Meski demikian, konsolidasi yang tengah diupayakan tetap susah mengerek elektabilitas Partai Demokrat pada Pemilu 2014 mengingat sejumlah politisinya masih terjerat kasus korupsi.
Direktur
Riset Charta Politika Yunarto Wijaya mengatakan, langkah Anas
membersihkan sejumlah kader Demokrat di DPP merupakan penegasannya di
hadapan kader dan pengurus daerah. Pencopotan Ruhut Sitompul dari Ketua
Departemen Komunikasi dan Informatika DPP Partai Demokrat merupakan
sinyal siapa sesungguhnya yang berkuasa di partai.
”Ini untuk meng-counter pandangan bahwa Demokrat sama dengan SBY semata,” ujar Yunarto di Jakarta, Minggu (16/12).
Di
sisi lain, pernyataan Anas soal pentingnya dukungan kepada pemerintah
dan menjaga agar Presiden Yudhoyono mengakhiri pemerintahan dengan baik
juga sinyal politik. Citra Demokrat tidak hanya terpengaruh kasus
hukum yang menyebut-nyebut kader Demokrat, tetapi juga sangat
terpengaruh oleh kerja politik SBY sebagai Presiden.
Menurut
Yunarto, Anas tengah mencoba pendekatan lain dalam menampilkan sosok
Demokrat. Bila selama ini pendekatannya top-down karena mengandalkan
figur SBY, sekarang Anas mencoba memanfaatkan kerja kadernya di daerah
untuk menguasai daerah pemilihan. Dengan kata lain, Anas ingin lepas
dari citra bahwa Demokrat adalah ”SBY Fans Club”.
Perang urat saraf
Secara
terpisah, peneliti Lembaga Survei Indonesia Burhanuddin Muhtadi
mengatakan, sentilan Anas tentang popularitas Partai Demokrat yang turun
salah satunya kepada kinerja pemerintah SBY menunjukkan adanya perang
urat saraf antarfaksi di Demokrat. ”Anas sebenarnya ingin menantang
SBY. Meski di sisi lain, Anas juga tak henti mengirim pesan kepatuhan
kepada SBY, salah satunya dengan memberikan lifetime achievement
award,” ujarnya.
Sejalan dengan Yunarto, Burhanuddin menilai,
langkah konsolidasi yang dilakukan Anas tidak mampu mengangkat
elektabilitas Demokrat. ”Isu korupsi sudah menghancurkan citra partai.

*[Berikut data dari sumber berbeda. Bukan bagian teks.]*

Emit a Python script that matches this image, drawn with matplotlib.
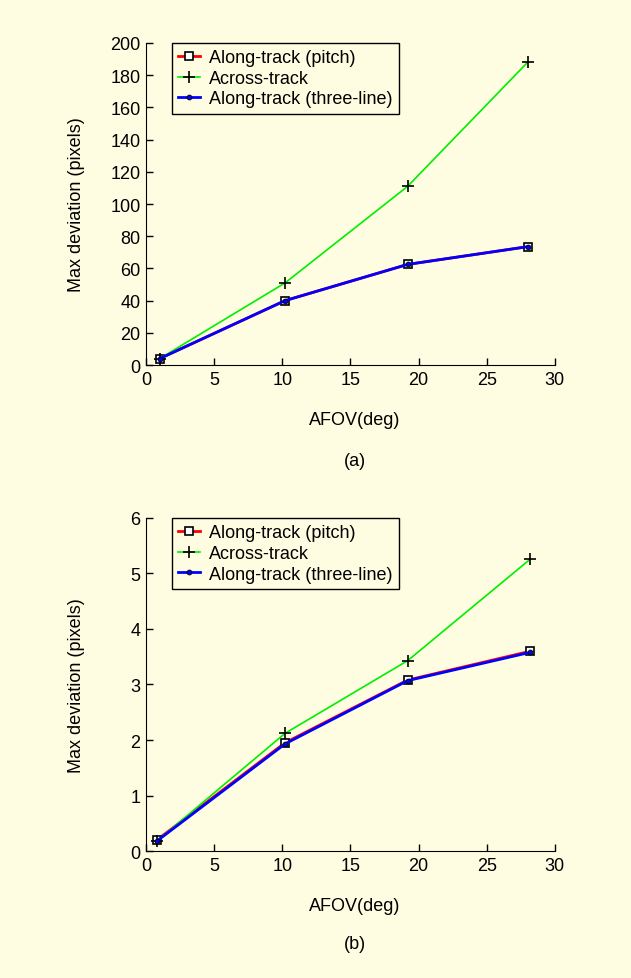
import matplotlib
matplotlib.use("Agg")
from matplotlib import pyplot as plt

plt.rcParams['font.family'] = ['Liberation Sans', 'DejaVu Sans']

# (a)
afov_a = [1.0, 10.2, 19.2, 28.0]
pitch_a = [4.0, 40.0, 62.5, 73.5]
across_a = [4.0, 51.0, 111.0, 188.0]
three_a = [4.0, 40.0, 62.5, 73.5]

# (b)
afov_b = [0.8, 10.2, 19.2, 28.2]
pitch_b = [0.20, 1.95, 3.08, 3.60]
across_b = [0.18, 2.12, 3.43, 5.26]
three_b = [0.18, 1.93, 3.07, 3.58]

bg = '#fffde1'
fs = 13
fig = plt.figure(figsize=(6.31, 9.79), dpi=100, facecolor=bg)

ax1 = fig.add_axes([0.2314, 0.6261, 0.648, 0.329])
ax2 = fig.add_axes([0.2314, 0.1297, 0.648, 0.3402])


def draw(ax, x, pitch, across, three, ymax, yticks, tag, xl_y, tag_y):
    ax.set_facecolor(bg)
    ax.plot(x, pitch, color='red', lw=2.0, marker='s', ms=6,
            mfc='white', mec='black', mew=1.2, label='Along-track (pitch)')
    ax.plot(x, across, color='#00ee00', lw=1.2, marker='+', ms=8,
            mec='black', mew=1.2, label='Across-track')
    ax.plot(x, three, color='blue', lw=2.0, marker='o', ms=3.5,
            mfc='blue', mec='black', mew=0.6, label='Along-track (three-line)')
    ax.set_xlim(0, 30)
    ax.set_ylim(0, ymax)
    ax.set_xticks(range(0, 31, 5))
    ax.set_yticks(yticks)
    for s in ['top', 'right']:
        ax.spines[s].set_visible(False)
    ax.tick_params(direction='in', length=5, labelsize=fs, width=1, pad=4)

    ax.set_xlabel('AFOV(deg)', fontsize=fs, va='center')
    ax.xaxis.set_label_coords(0.51, xl_y)
    ax.set_ylabel('Max deviation (pixels)', fontsize=fs, va='center')
    ax.yaxis.set_label_coords(-0.169, 0.5)
    ax.text(0.51, tag_y, tag, transform=ax.transAxes, ha='center',
            va='center', fontsize=fs)

    leg = ax.legend(loc='upper left', bbox_to_anchor=(0.063, 1.0),
                    borderaxespad=0, fontsize=fs, fancybox=False,
                    framealpha=1, edgecolor='black', facecolor=bg,
                    handlelength=1.2, labelspacing=0.2, borderpad=0.35,
                    handletextpad=0.5)
    leg.get_frame().set_linewidth(1.0)


draw(ax1, afov_a, pitch_a, across_a, three_a, 200, range(0, 201, 20), '(a)',
     -0.168, -0.295)
draw(ax2, afov_b, pitch_b, across_b, three_b, 6, range(0, 7), '(b)',
     -0.165, -0.279)

plt.savefig('out.png', dpi=100, facecolor=bg)
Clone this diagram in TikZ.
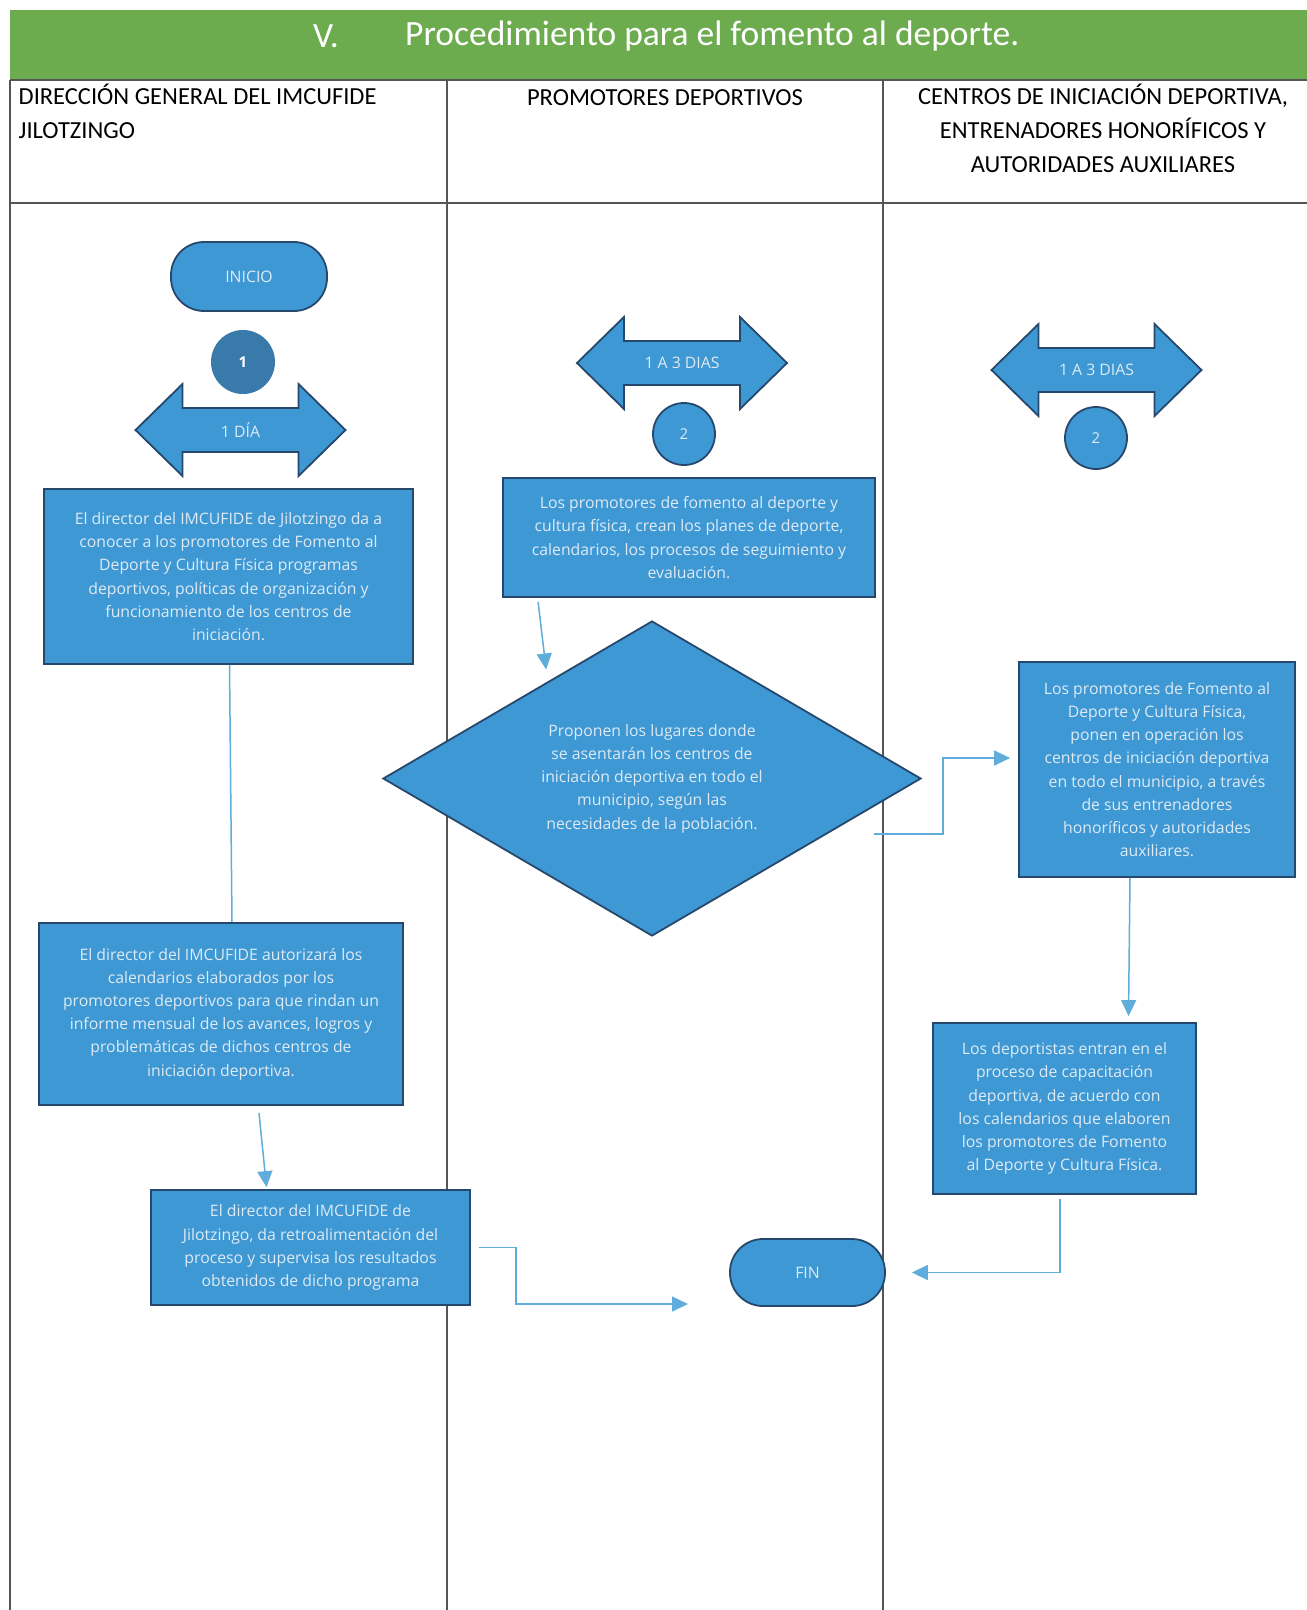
\documentclass[tikz,border=0pt]{standalone}
\usepackage{fontspec}
\setmainfont{Carlito}
\newfontfamily\boxfont{Open Sans}
\usetikzlibrary{shapes.geometric,arrows.meta,calc}
\definecolor{boxblue}{RGB}{62,152,212}
\definecolor{boxline}{RGB}{38,72,108}
\definecolor{boxtext}{RGB}{222,234,244}
\definecolor{dotblue}{RGB}{58,122,170}
\definecolor{linkblue}{RGB}{96,172,218}
\definecolor{headgreen}{RGB}{108,172,78}
\definecolor{laneline}{RGB}{85,85,85}
\begin{document}
\begin{tikzpicture}[x=1pt,y=-1pt,
  flowbox/.style={draw=boxline, line width=1.8pt, fill=boxblue, text=boxtext, inner sep=0pt, align=center, font=\boxfont\fontsize{15.8}{23.2}\selectfont},
  flowend/.style={flowbox, rounded corners=33pt},
  flowshape/.style={draw=boxline, line width=1.8pt, fill=boxblue},
  flowlabel/.style={text=boxtext, inner sep=0pt, align=center, font=\boxfont\fontsize{15.8}{23.2}\selectfont},
  stepdot/.style={circle, fill=dotblue, text=white, inner sep=0pt, minimum size=64pt, font=\boxfont\fontsize{15}{18}\selectfont\bfseries},
  stepring/.style={circle, draw=boxline, line width=1.8pt, fill=boxblue, text=boxtext, inner sep=0pt, minimum size=62pt, font=\boxfont\fontsize{15}{18}\selectfont},
  lanehead/.style={inner sep=0pt, font=\fontsize{24.5}{34}\selectfont},
  lane/.style={draw=laneline, line width=1.2pt},
  link/.style={draw=linkblue, line width=1.5pt},
  linkarrow/.style={link, -{Triangle[length=16pt,width=15pt]}}]
\useasboundingbox (0,0) rectangle (1307,1610);
\fill[headgreen] (10,10) rectangle (1307,80);
\node[inner sep=0pt, text=white, font=\fontsize{35.5}{38}\selectfont] (num) at (326,36) {V.};
\node[inner sep=0pt, text=white, anchor=west, font=\fontsize{35.5}{38}\selectfont] (title) at (405,36) {Procedimiento para el fomento al deporte.};
\draw[lane] (10,80) -- (1307,80);
\draw[lane] (10,203) -- (1307,203);
\draw[lane] (10,80) -- (10,1610);
\draw[lane] (447,80) -- (447,1610);
\draw[lane] (883,80) -- (883,1610);
\node[lanehead, anchor=north west, align=left] (lanea) at (18.5,84) {DIRECCIÓN GENERAL DEL IMCUFIDE\\JILOTZINGO};
\node[lanehead, anchor=north, align=center] (laneb) at (665,89) {PROMOTORES DEPORTIVOS};
\node[lanehead, anchor=north, align=center] (lanec) at (1103,84) {CENTROS DE INICIACIÓN DEPORTIVA,\\ENTRENADORES HONORÍFICOS Y\\AUTORIDADES AUXILIARES};
\foreach \cx/\cy in {240.5/430, 682/363, 1096.5/370}
  \draw[flowshape, shift={(\cx,\cy)}] (-105,0) -- (-58,-46) -- (-58,-22) -- (58,-22) -- (58,-46) -- (105,0) -- (58,46) -- (58,22) -- (-58,22) -- (-58,46) -- cycle;
\node[flowend, minimum width=156pt, minimum height=69pt] (inicio) at (249,276.5) {INICIO};
\node[stepdot] (dot1) at (243,362) {1};
\node[flowlabel] (dia1) at (240.5,430) {1 DÍA};
\node[flowlabel] (dias2) at (682,363) {1 A 3 DIAS};
\node[flowlabel] (dias3) at (1096.5,370) {1 A 3 DIAS};
\node[stepring] (ring2) at (684,434) {2};
\node[stepring] (ring3) at (1096,438) {2};
\node[flowbox, minimum width=369pt, minimum height=175pt] (dar) at (228.5,576.5) {El director del IMCUFIDE de Jilotzingo da a\\conocer a los promotores de Fomento al\\Deporte y Cultura Física programas\\deportivos, políticas de organización y\\funcionamiento de los centros de\\iniciación.};
\node[flowbox, minimum width=372pt, minimum height=119pt] (planes) at (689,537.5) {Los promotores de fomento al deporte y\\cultura física, crean los planes de deporte,\\calendarios, los procesos de seguimiento y\\evaluación.};
\node[flowbox, diamond, aspect=1.708, minimum width=538pt, minimum height=315pt] (lugares) at (652,778.5) {Proponen los lugares donde\\se asentarán los centros de\\iniciación deportiva en todo el\\municipio, según las\\necesidades de la población.};
\node[flowbox, minimum width=276pt, minimum height=215pt] (operacion) at (1157,769.5) {Los promotores de Fomento al\\Deporte y Cultura Física,\\ponen en operación los\\centros de iniciación deportiva\\en todo el municipio, a través\\de sus entrenadores\\honoríficos y autoridades\\auxiliares.};
\node[flowbox, minimum width=364pt, minimum height=182pt] (autoriza) at (221,1014) {El director del IMCUFIDE autorizará los\\calendarios elaborados por los\\promotores deportivos para que rindan un\\informe mensual de los avances, logros y\\problemáticas de dichos centros de\\iniciación deportiva.};
\node[flowbox, minimum width=263pt, minimum height=171pt] (capacita) at (1064.5,1108.5) {Los deportistas entran en el\\proceso de capacitación\\deportiva, de acuerdo con\\los calendarios que elaboren\\los promotores de Fomento\\al Deporte y Cultura Física.};
\node[flowbox, minimum width=319pt, minimum height=115pt] (supervisa) at (310.5,1247.5) {El director del IMCUFIDE de\\Jilotzingo, da retroalimentación del\\proceso y supervisa los resultados\\obtenidos de dicho programa};
\node[flowend, minimum width=155pt, minimum height=67pt] (fin) at (807.5,1272.5) {FIN};
\coordinate (lugaresout) at (874,834);
\coordinate (finin) at (688,1304);
\draw[link] ([xshift=1pt]dar.south) -- ([xshift=11pt]autoriza.north);
\draw[linkarrow, shorten >=12pt] ([xshift=36pt,yshift=-4pt]planes.south west) -- ($(lugares.west)!0.613!(lugares.north)$);
\draw[linkarrow] (lugaresout) -- ++(69,0) |- ([xshift=-8pt,yshift=11.5pt]operacion.west);
\draw[linkarrow] ([xshift=-27pt]operacion.south) -- ([xshift=64pt,yshift=6pt]capacita.north);
\draw[linkarrow] ([xshift=38pt,yshift=-7pt]autoriza.south) -- ([xshift=-44pt,yshift=2pt]supervisa.north);
\draw[linkarrow] ([xshift=8pt]supervisa.east) -- ++(37,0) |- (finin);
\draw[linkarrow] ([xshift=-4.5pt,yshift=-4pt]capacita.south) |- ([xshift=26pt]fin.east);
\end{tikzpicture}
\end{document}
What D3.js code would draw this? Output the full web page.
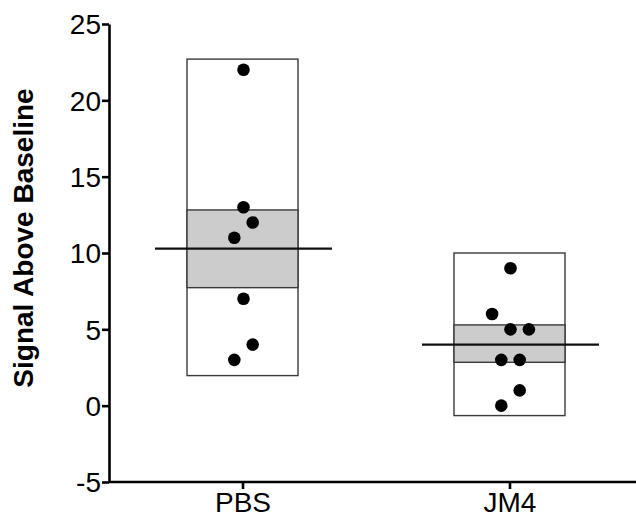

Kemenangan Demokrat di Pemilu 2009 salah satunya karena kemampuan
menjual isu bersih dari korupsi,” kata Burhanuddin.
Terkait
konsolidasi Demokrat, Sekretaris Departemen Penegakan Hukum DPP
Demokrat Patra M Zen mengatakan, upaya itu dilakukan untuk mengingatkan
memori kolektif kader agar menjalankan politik yang cerdas, santun,
dan bersih.
Menurut Patra, tidak mungkin Demokrat melepaskan
diri dari figur SBY. Maka tidak salah jika semua kader partai mengagumi
dan menjadi fans SBY. ”Peran dan posisi SBY tidak akan bisa
tergantikan di Partai Demokrat,” kata Patra.
Penerapan sanksi
Terkait
memburuknya citra partai, pakar hukum tata negara Saldi Isra dan
anggota Badan Pekerja Indonesia Corruption Watch Emerson Yuntho
mengemukakan, citra atau nama baik partai dapat pulih jika sejak awal
partai menerapkan mekanisme sanksi. Untuk itu, partai seharusnya
memiliki dan mengimplementasikan mekanisme lembaga internal partai untuk
menilai calon terindikasi melanggar kode etik dan garis partai atau
tidak.
”Mekanisme internal harus ada. Misalnya, ada majelis
kode etik partai yang bekerja untuk menilai kader apakah melanggar
kode etik partai, garis kebijakan partai, atau anggaran dasar dan
anggaran rumah tangga, atau tidak. Kalau merugikan partai atau nama
baik partai, sejak awal dipikirkan bagaimana penerapan sanksinya,” kata
Saldi.
Menurut Emerson, partai apa pun cenderung menyerahkan
ke proses hukum jika ada kader yang terindikasi korupsi. Namun, secara
diam-diam, partai cenderung memberikan proteksi.
”Harus ada
mekanisme untuk meningkatkan atau memelihara citra partai. Jangan
sampai mengampanyekan antikorupsi, tetapi tidak ada mekanisme internal
untuk menguji kader-kader sendiri,” ujarnya.